A filosofia do corre surge associada à ideia de que é necessária uma ação política das mulheres negras para que a sociedade mude. Não pode ser de outro modo. Sem a nossa luta, o mundo não mudará para nós, não mudará para os outros. E, de fato, é isso que acontece. O “corre” da luta política das mulheres negras é o que move o mundo em vários sentidos, em várias direções e para várias pessoas, sendo elas negras ou não.

Mas não podemos nos esquecer que, em sentido filosófico, a necessidade é o oposto da liberdade. Se o necessário é o que não pode ser de outro modo, a liberdade é aquilo que que nasce de nossa vontade, desvinculada de qualquer necessidade, de qualquer obrigação, de qualquer determinação. Se concordamos com esse raciocínio, temos que admitir que as mulheres negras não são livres mesmo quando lutam, ou exatamente porque lutam, incansavelmente, pela liberdade, pela transformação social, pelo fim das desigualdades.

Hoje, ainda vivemos em tempos em que somos obrigadas à luta pela transformação social pagando o preço da perda de nossa liberdade, de nossa vida, de nossa saúde, nos privando do tempo com nossos filhos, filhas e familiares. Se não lutamos morremos, vemos os nossos morrerem. Nossa luta é pela vida.

Penso que o melhor modo de honrarmos o legado de Terezas, Dandaras e Carolinas, mulheres que dedicaram suas vidas a ação em prol da liberdade é defendermos que mulheres negras possam ter o direito ao ócio que sempre nos foi negado, o direito ao tempo para andar devagar, sem pressa e viverem a vida que quiserem viver. Uma utopia em um país que insiste em nos negar reconhecimento de direitos como pessoas humanas, como mulheres, direito a estima social.
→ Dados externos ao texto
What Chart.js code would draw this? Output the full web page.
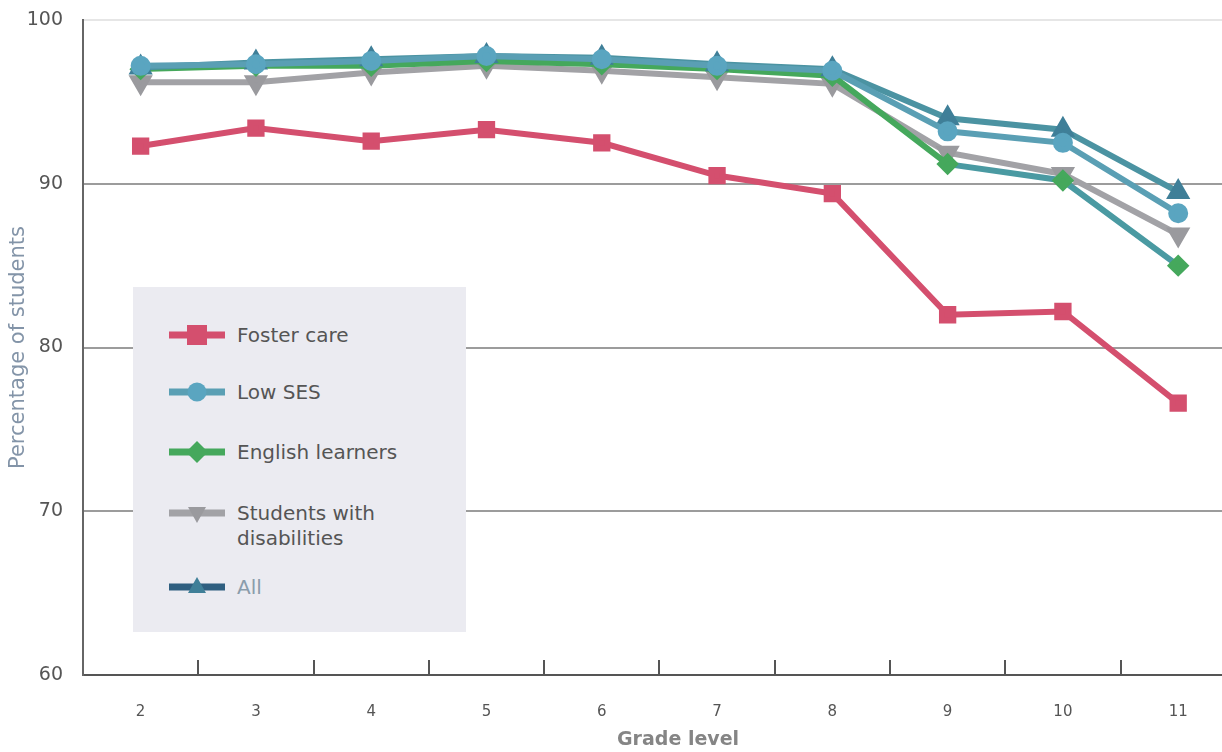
<!DOCTYPE html>
<html>
<head>
<meta charset="utf-8">
<script src="https://cdn.jsdelivr.net/npm/chart.js@4.4.1/dist/chart.umd.min.js"></script>
<style>
  html, body { margin: 0; padding: 0; background: #fff; overflow: hidden; }
  #wrap { position: relative; width: 1222px; height: 752px; }
  #chart { display: block; }
  #legend {
    position: absolute; left: 133px; top: 287px; width: 333px; height: 345px;
    background: #ebebf1; font-family: "DejaVu Sans", sans-serif; font-size: 20px; color: #555;
  }
  .item { position: absolute; left: 36px; display: flex; align-items: flex-start; }
  .item svg { flex: none; margin-right: 12px; }
  .item span { line-height: 25px; }
  #xtitle {
    position: absolute; left: 617px; top: 727px; font-family: "DejaVu Sans", sans-serif;
    font-size: 19px; font-weight: bold; color: #858585;
  }
</style>
</head>
<body>
<div id="wrap">
  <canvas id="chart" width="1222" height="752"></canvas>
  <div id="legend"></div>
  <div id="xtitle">Grade level</div>
</div>
<script>
const grades = [2, 3, 4, 5, 6, 7, 8, 9, 10, 11];
const fosterCare = [92.3, 93.4, 92.6, 93.3, 92.5, 90.5, 89.4, 82.0, 82.2, 76.6];
const lowSES = [97.2, 97.3, 97.5, 97.8, 97.6, 97.2, 96.9, 93.2, 92.5, 88.2];
const englishLearners = [97.0, 97.2, 97.2, 97.5, 97.3, 97.0, 96.6, 91.2, 90.2, 85.0];
const disabilities = [96.2, 96.2, 96.8, 97.2, 96.9, 96.5, 96.1, 91.9, 90.6, 86.9];
const allStudents = [97.1, 97.4, 97.6, 97.8, 97.7, 97.3, 97.0, 94.0, 93.3, 89.5];
const yTicks = [60, 70, 80, 90, 100];

const series = [
  { label: "Foster care", data: fosterCare, color: "#d44f6e", point: "#d44f6e", style: "rect", r: 8, order: 5 },
  { label: "Low SES", data: lowSES, color: "#5a9fb4", point: "#5aa5c0", style: "circle", r: 7, order: 1 },
  { label: "English learners", data: englishLearners, color: "#45a85c", point: "#45a85c", style: "rectRot", r: 7, order: 3 },
  { label: "Students with\ndisabilities", data: disabilities, color: "#a2a2a6", point: "#9a9a9e", style: "triangle", r: 8, rot: 180, order: 4 },
  { label: "All", data: allStudents, color: "#4b93a2", point: "#3f7f98", style: "triangle", r: 8, order: 2 }
];

// short upward ticks halfway between grades on the x axis
const innerTicks = {
  id: "innerTicks",
  afterDraw(chart) {
    const x = chart.scales.x, ctx = chart.ctx;
    ctx.save();
    ctx.strokeStyle = "#555";
    ctx.lineWidth = 2;
    for (let i = 0; i < grades.length - 1; i++) {
      const px = Math.round(x.getPixelForValue(grades[i] + 0.5));
      ctx.beginPath();
      ctx.moveTo(px, x.top - 15);
      ctx.lineTo(px, x.top);
      ctx.stroke();
    }
    ctx.restore();
  }
};

new Chart(document.getElementById("chart"), {
  type: "line",
  data: {
    datasets: series.map(s => ({
      label: s.label,
      data: s.data.map((v, i) => ({ x: grades[i], y: v })),
      order: s.order,
      borderColor: s.color,
      backgroundColor: s.point,
      pointBorderColor: s.point,
      pointBackgroundColor: s.point,
      borderWidth: 6,
      pointStyle: s.style,
      pointRadius: s.r,
      pointRotation: s.rot || 0,
      tension: 0,
      clip: false,
      segment: s.label === "English learners"
        ? { borderColor: c => (c.p0DataIndex >= 7 ? "#4a9aa2" : undefined) }
        : undefined
    }))
  },
  plugins: [innerTicks],
  options: {
    responsive: false,
    animation: false,
    layout: { autoPadding: false, padding: { top: 20, right: 0, left: 0, bottom: 0 } },
    plugins: { legend: { display: false }, tooltip: { enabled: false } },
    scales: {
      x: {
        type: "linear",
        // half a column before grade 2; the grade 11 column runs off the right edge
        min: 1.5, max: 11.38,
        afterBuildTicks(scale) { scale.ticks = grades.map(v => ({ value: v })); },
        grid: { display: false },
        border: { color: "#555", width: 2 },
        ticks: { color: "#555", font: { family: "DejaVu Sans", size: 15 }, padding: 20 },
        afterFit(scale) {
          scale.height = 77;
          scale.paddingLeft = 0;
          scale.paddingRight = 0;
        }
      },
      y: {
        min: 60, max: 100,
        afterBuildTicks(scale) { scale.ticks = yTicks.map(v => ({ value: v })); },
        grid: {
          drawTicks: false,
          lineWidth: 2,
          color: c => (c.tick.value === 100 ? "#e6e6e6" : c.tick.value === 60 ? "rgba(0,0,0,0)" : "#9c9c9c")
        },
        border: { color: "#666", width: 2 },
        ticks: { color: "#555", font: { family: "DejaVu Sans", size: 19 }, padding: 20 },
        title: {
          display: true, text: "Percentage of students", color: "#8394a8",
          font: { family: "DejaVu Sans", size: 21 }, padding: { top: 6, bottom: 0 }
        },
        afterFit(scale) {
          scale.width = 83;
          scale.paddingTop = 0;
          scale.paddingBottom = 0;
        }
      }
    }
  }
});

// legend panel
const rows = [48, 105, 165, 226, 300];
const legend = document.getElementById("legend");
series.forEach((s, i) => {
  const item = document.createElement("div");
  item.className = "item";
  item.style.top = (rows[i] - 12) + "px";
  let mark;
  if (s.style === "rect") mark = `<rect x="18" y="2" width="20" height="20" fill="${s.point}"/>`;
  else if (s.style === "circle") mark = `<circle cx="28" cy="12" r="9.5" fill="${s.point}"/>`;
  else if (s.style === "rectRot") mark = `<polygon points="28,1 39,12 28,23 17,12" fill="${s.point}"/>`;
  else if (s.rot) mark = `<polygon points="19,6 37,6 28,22" fill="${s.point}"/>`;
  else mark = `<polygon points="28,2 37,18 19,18" fill="${s.point}"/>`;
  const line = s.label === "All" ? "#2f5f80" : s.color;
  item.innerHTML = `<svg width="56" height="24"><line x1="0" y1="12" x2="56" y2="12" stroke="${line}" stroke-width="7"/>${mark}</svg>` +
    `<span style="${s.label === "All" ? "color:#8a9cab" : ""}">${s.label.replace("\n", "<br>")}</span>`;
  legend.appendChild(item);
});
</script>
</body>
</html>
Os existencialistas diziam que somos condenados a sermos livres e que a liberdade é uma condição humana. Mais uma vez se exclui do sentido de humanidade a experiência vivenciada pelas mulheres negras já que somos “jogadas no mundo” sem qualquer liberdade, sem o direito de nos tornarmos o que quisermos ser e sim com a necessidade de lutar para um dia termos o direito à autodeterminação e à liberdade. Essa é a nossa filosofia e nela, a liberdade é um devir.

[O texto abaixo é uma versão resumida de uma palestra proferida à Escola da Defensoria Pública do Estado de São Paulo, em 2022.]